Task details:
Retype every line from the start of the data down to and including the line with "const stretch = 1.02;". Skip the pictures.

Data segment:
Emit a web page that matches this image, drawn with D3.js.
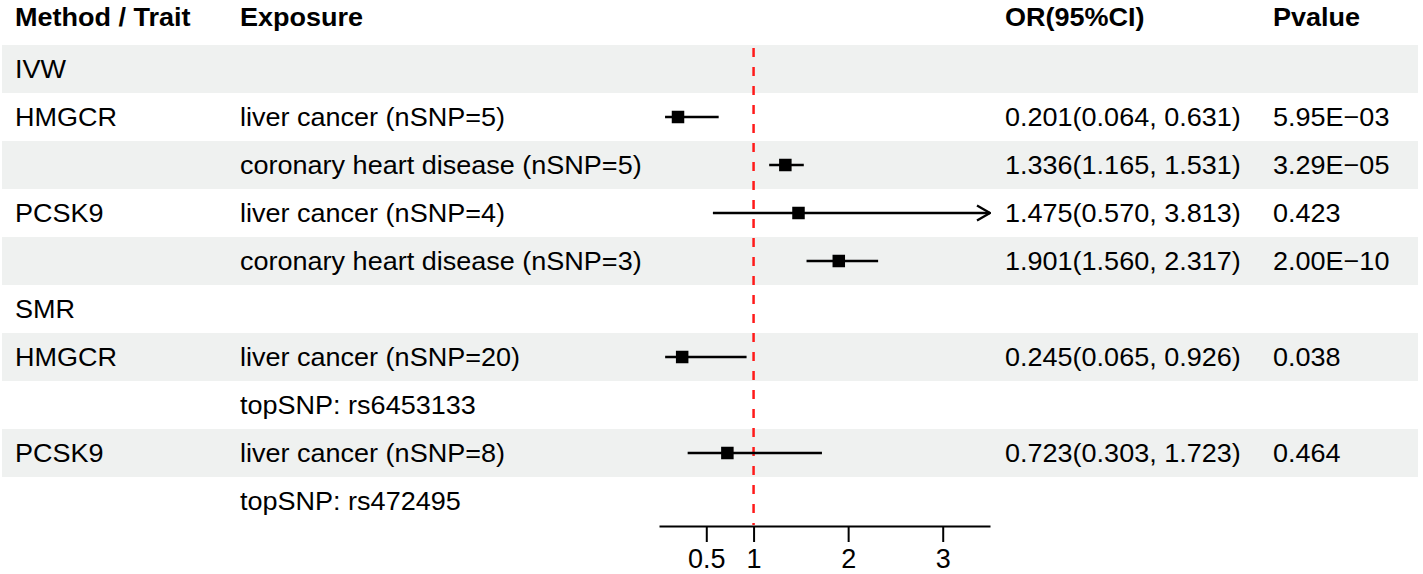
<!DOCTYPE html>
<html>
<head>
<meta charset="utf-8">
<script src="https://cdn.jsdelivr.net/npm/d3@7"></script>
<style>
  body { margin: 0; background: #fff; }
  text { font-family: "Liberation Sans", Arial, sans-serif; fill: #000; }
</style>
</head>
<body>
<svg id="forest" width="1423" height="574"></svg>
<script>
// table content, one entry per row
const methods = ["IVW", "HMGCR", "", "PCSK9", "", "SMR", "HMGCR", "", "PCSK9", ""];
const exposures = [
    "",
    "liver cancer (nSNP=5)",
    "coronary heart disease (nSNP=5)",
    "liver cancer (nSNP=4)",
    "coronary heart disease (nSNP=3)",
    "",
    "liver cancer (nSNP=20)",
    "topSNP: rs6453133",
    "liver cancer (nSNP=8)",
    "topSNP: rs472495"
];
const orEst  = [null, 0.201, 1.336, 1.475, 1.901, null, 0.245, null, 0.723, null];
const orLow  = [null, 0.064, 1.165, 0.570, 1.560, null, 0.065, null, 0.303, null];
const orHigh = [null, 0.631, 1.531, 3.813, 2.317, null, 0.926, null, 1.723, null];
const pvalues = ["", "5.95E\u221203", "3.29E\u221205", "0.423", "2.00E\u221210", "", "0.038", "", "0.464", ""];
const headers = ["Method / Trait", "Exposure", "OR(95%CI)", "Pvalue"];
const xTicks = [0.5, 1, 2, 3];
const refValue = 1;

const svg = d3.select("#forest");
const fontSize = 26.5;
const colX = { method: 15, exposure: 240, or: 1005, p: 1273 };

const y = d3.scaleBand().domain(d3.range(methods.length)).range([45, 525]);
const x = d3.scaleLinear().domain([0, 3.5]).range([659, 990]);
const f3 = d3.format(".3f");

// text is drawn slightly wider than it is tall, as in the original
const stretch = 1.02;

// striped rows
svg.append("g")
    .selectAll("rect")
    .data(d3.range(methods.length).filter(i => i % 2 === 0))
    .enter()
    .append("rect")
    .attr("x", 2)
    .attr("y", i => y(i))
    .attr("width", 1416)
    .attr("height", y.bandwidth())
    .attr("fill", "#eff1f0");

// header
svg.append("g")
    .selectAll("text")
    .data(headers)
    .enter()
    .append("text")
    .attr("transform", (d, i) => `translate(${[colX.method, colX.exposure, colX.or, colX.p][i]},26) scale(${stretch},1)`)
    .style("font-size", fontSize + "px")
    .style("font-weight", "bold")
    .text(d => d);

// body text
const rows = svg.append("g")
    .selectAll("g")
    .data(d3.range(methods.length))
    .enter()
    .append("g")
    .attr("transform", i => `translate(0,${y(i) + y.bandwidth() / 2 + 9.3})`)
    .style("font-size", fontSize + "px");

const cell = (col, fn) => rows.append("text")
    .attr("transform", `translate(${col},0) scale(${stretch},1)`)
    .text(fn);

cell(colX.method, i => methods[i]);
cell(colX.exposure, i => exposures[i]);
cell(colX.or, i => orEst[i] == null ? "" : `${f3(orEst[i])}(${f3(orLow[i])}, ${f3(orHigh[i])})`);
cell(colX.p, i => pvalues[i]);

// reference line at OR = 1
svg.append("line")
    .attr("x1", x(refValue))
    .attr("x2", x(refValue))
    .attr("y1", 48)
    .attr("y2", 525)
    .attr("stroke", "#ff1a1a")
    .attr("stroke-width", 2.5)
    .attr("stroke-dasharray", "9,10");

// arrow marker for CIs running off the axis
svg.append("defs").append("marker")
    .attr("id", "arrow")
    .attr("viewBox", "0 0 15 18")
    .attr("refX", 14)
    .attr("refY", 9)
    .attr("markerWidth", 15)
    .attr("markerHeight", 18)
    .attr("markerUnits", "userSpaceOnUse")
    .attr("orient", "auto")
    .append("path")
    .attr("d", "M1,1.5 L14,9 L1,16.5")
    .attr("fill", "none")
    .attr("stroke", "#000")
    .attr("stroke-width", 2.3);

const est = d3.range(methods.length).filter(i => orEst[i] != null);
const [xMin, xMax] = x.domain();

const ci = svg.append("g");
ci.selectAll("line")
    .data(est)
    .enter()
    .append("line")
    .attr("x1", i => x(Math.max(orLow[i], xMin)))
    .attr("x2", i => x(Math.min(orHigh[i], xMax)))
    .attr("y1", i => y(i) + y.bandwidth() / 2)
    .attr("y2", i => y(i) + y.bandwidth() / 2)
    .attr("stroke", "#000")
    .attr("stroke-width", 2.4)
    .attr("marker-end", i => orHigh[i] > xMax ? "url(#arrow)" : null);

const box = 12.5;
ci.selectAll("rect")
    .data(est)
    .enter()
    .append("rect")
    .attr("x", i => x(orEst[i]) - box / 2)
    .attr("y", i => y(i) + y.bandwidth() / 2 - box / 2)
    .attr("width", box)
    .attr("height", box)
    .attr("fill", "#000");

// x axis
const axis = svg.append("g")
    .attr("transform", "translate(0,526)")
    .call(d3.axisBottom(x).tickValues(xTicks).tickFormat(d3.format("")).tickSize(16).tickSizeOuter(0));
axis.select(".domain").attr("stroke-width", 2);
axis.selectAll(".tick line").attr("stroke-width", 2);
axis.selectAll(".tick text")
    .attr("y", 42)
    .attr("dy", 0)
    .style("font-size", "27px")
    .style("font-family", "'Liberation Sans', Arial, sans-serif");
</script>
</body>
</html>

Worked answer:
Emit a web page that matches this image, drawn with D3.js.
<!DOCTYPE html>
<html>
<head>
<meta charset="utf-8">
<script src="https://cdn.jsdelivr.net/npm/d3@7"></script>
<style>
  body { margin: 0; background: #fff; }
  text { font-family: "Liberation Sans", Arial, sans-serif; fill: #000; }
</style>
</head>
<body>
<svg id="forest" width="1423" height="574"></svg>
<script>
// table content, one entry per row
const methods = ["IVW", "HMGCR", "", "PCSK9", "", "SMR", "HMGCR", "", "PCSK9", ""];
const exposures = [
    "",
    "liver cancer (nSNP=5)",
    "coronary heart disease (nSNP=5)",
    "liver cancer (nSNP=4)",
    "coronary heart disease (nSNP=3)",
    "",
    "liver cancer (nSNP=20)",
    "topSNP: rs6453133",
    "liver cancer (nSNP=8)",
    "topSNP: rs472495"
];
const orEst  = [null, 0.201, 1.336, 1.475, 1.901, null, 0.245, null, 0.723, null];
const orLow  = [null, 0.064, 1.165, 0.570, 1.560, null, 0.065, null, 0.303, null];
const orHigh = [null, 0.631, 1.531, 3.813, 2.317, null, 0.926, null, 1.723, null];
const pvalues = ["", "5.95E\u221203", "3.29E\u221205", "0.423", "2.00E\u221210", "", "0.038", "", "0.464", ""];
const headers = ["Method / Trait", "Exposure", "OR(95%CI)", "Pvalue"];
const xTicks = [0.5, 1, 2, 3];
const refValue = 1;

const svg = d3.select("#forest");
const fontSize = 26.5;
const colX = { method: 15, exposure: 240, or: 1005, p: 1273 };

const y = d3.scaleBand().domain(d3.range(methods.length)).range([45, 525]);
const x = d3.scaleLinear().domain([0, 3.5]).range([659, 990]);
const f3 = d3.format(".3f");

// text is drawn slightly wider than it is tall, as in the original
const stretch = 1.02;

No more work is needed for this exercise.